American comic strip artist

Hal Forrest (Philadelphia, July 22, 1892 - 1959) was an American comic strip artist best known for his work on Tailspin Tommy.

==Biography==

When he was 16, he drew a comic strip, Percy the Boy Scout, for the Philadelphia Telegraph, and a year later he became the youngest scoutmaster in the country, heading the 13th troop established in America. From 1911 to 1915, while attending the Art Institute of Chicago, he was a member of the Chicago Tribune staff and of Troop A, First Illinois Cavalry. In 1915–17, Forrest was a member of Headquarters Troop, Third New Jersey Infantry, and during that period, he collaborated with Lee Pape, author of Little Benn's Notebook, on a color Sunday page of comics for The Philadelphia Record.
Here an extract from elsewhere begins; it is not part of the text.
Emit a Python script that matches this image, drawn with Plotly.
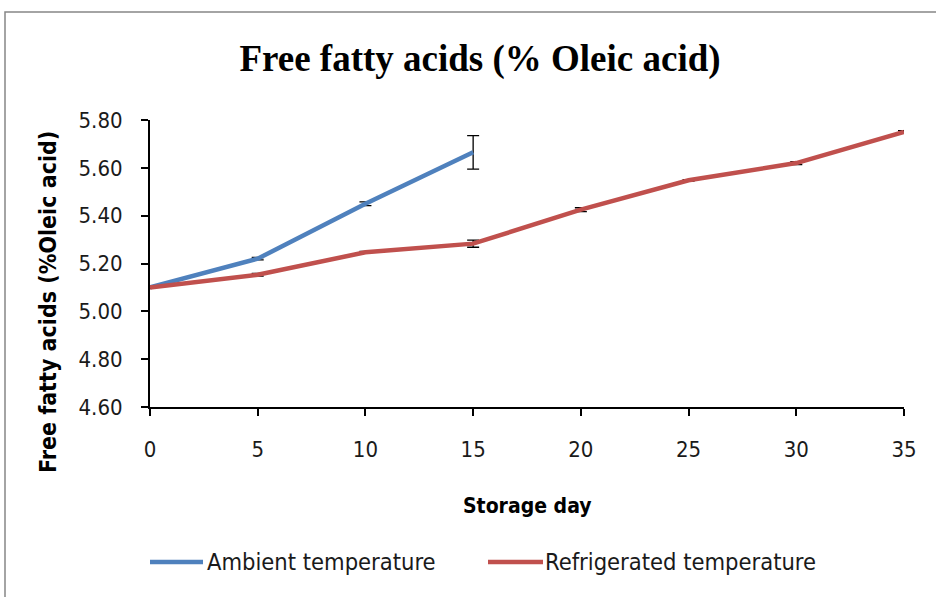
import plotly.graph_objects as go

days_ambient = [0, 5, 10, 15]
ffa_ambient = [5.10, 5.22, 5.45, 5.665]
err_ambient = [0.003, 0.005, 0.008, 0.07]

days_refrig = [0, 5, 10, 15, 20, 25, 30, 35]
ffa_refrig = [5.10, 5.153, 5.247, 5.283, 5.425, 5.548, 5.62, 5.75]
err_refrig = [0.003, 0.006, 0.004, 0.015, 0.008, 0.003, 0.006, 0.005]

x_ticks = [0, 5, 10, 15, 20, 25, 30, 35]
y_ticks = [4.6, 4.8, 5.0, 5.2, 5.4, 5.6, 5.8]
y_ticklabels = ["4.60", "4.80", "5.00", "5.20", "5.40", "5.60", "5.80"]

series_names = ["Ambient temperature", "Refrigerated temperature"]
series_colors = ["#4F81BD", "#C0504D"]

W, H = 936, 597
L, R, T, B = 150, 32, 120, 190
PW, PH = W - L - R, H - T - B


def px(X):
    return (X - L) / PW


def py(Y):
    return (H - B - Y) / PH


COND = "DejaVu Sans Condensed, DejaVu Sans, sans-serif"
tick_font = dict(family=COND, size=22, color="#1a1a1a")

fig = go.Figure()
fig.add_trace(go.Scatter(
    x=days_ambient, y=ffa_ambient, mode="lines", name=series_names[0],
    line=dict(color=series_colors[0], width=4.5),
    error_y=dict(type="data", array=err_ambient, color="black", thickness=1.3, width=6),
))
fig.add_trace(go.Scatter(
    x=days_refrig, y=ffa_refrig, mode="lines", name=series_names[1],
    line=dict(color=series_colors[1], width=4.5),
    error_y=dict(type="data", array=err_refrig, color="black", thickness=1.3, width=6),
))

fig.update_layout(
    width=W, height=H,
    margin=dict(l=L, r=R, t=T, b=B),
    paper_bgcolor="white", plot_bgcolor="white",
    showlegend=False,
    title=dict(text="<b>Free fatty acids (% Oleic acid)</b>", x=480 / W, xref="container", xanchor="center",
               y=1 - 58 / H, yref="container", yanchor="middle",
               font=dict(family="Liberation Serif, Times New Roman, serif", size=37, color="black")),
)

fig.update_xaxes(
    range=[0, 35], tickvals=x_ticks, ticks="outside", ticklen=7, tickwidth=1.5, tickcolor="black",
    showline=True, linecolor="black", linewidth=2, showgrid=False, zeroline=False,
    tickfont=tick_font, ticklabelstandoff=15,
)
fig.update_yaxes(
    range=[4.6, 5.8], tickvals=y_ticks, ticktext=y_ticklabels, ticks="outside", ticklen=7, tickwidth=1.5,
    tickcolor="black", showline=True, linecolor="black", linewidth=2, showgrid=False, zeroline=False,
    tickfont=tick_font, ticklabelstandoff=14,
)

# axis titles
fig.add_annotation(text="<b>Storage day</b>", xref="paper", yref="paper", x=px(527), y=py(506),
                   showarrow=False, xanchor="center", yanchor="middle",
                   font=dict(family=COND, size=21, color="black"))
fig.add_annotation(text="<b>Free fatty acids (%Oleic acid)</b>", textangle=-90,
                   xref="paper", yref="paper", x=px(48), y=py(302),
                   showarrow=False, xanchor="center", yanchor="middle",
                   font=dict(family=COND, size=23, color="black"))

# legend (drawn manually to match long line samples)
legend_lines = [(150, 203), (488, 543)]
legend_text_x = [205, 543]
for (x0, x1), tx, name, col in zip(legend_lines, legend_text_x, series_names, series_colors):
    fig.add_shape(type="line", xref="paper", yref="paper", x0=px(x0), x1=px(x1), y0=py(562), y1=py(562),
                  line=dict(color=col, width=4.5))
    fig.add_annotation(text=name, xref="paper", yref="paper", x=px(tx), y=py(562),
                       showarrow=False, xanchor="left", yanchor="middle",
                       font=dict(family=COND, size=23.5, color="#1a1a1a"))

# outer chart frame
fig.add_shape(type="rect", xref="paper", yref="paper",
              x0=px(5), x1=px(1000), y0=py(700), y1=py(12),
              line=dict(color="#868686", width=1.5), fillcolor="rgba(0,0,0,0)", layer="below")

fig.write_html("out.html", config={"displayModeBar": False},
               post_script="document.body.style.margin='0px';")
On the day war was declared, he enlisted and was assigned to the Aviation Section of the Signal Corps in San Antonio, Texas, where he became Sergeant-Major of 144th Pursuit Squadron, Kelly Field. He created Liberty Loan posters and war cartoons for the Bureau of Public Information.
At Kelly Field, he drew cartoons for the camp newspaper, the Kelly Field Eagle, and also was art editor of The Set-up, a camp newspaper in Waco, Texas. While he was with the 479th Pursuit Squadron, U.S. Air Corps Reserve, at Clover Field in Santa Monica, Forrest drew Artie the Ace, the first aviation comic strip, which led him to develop, in 1928, the popular Tailspin Tommy, syndicated in more than 200 newspapers as both a Sunday and daily strip.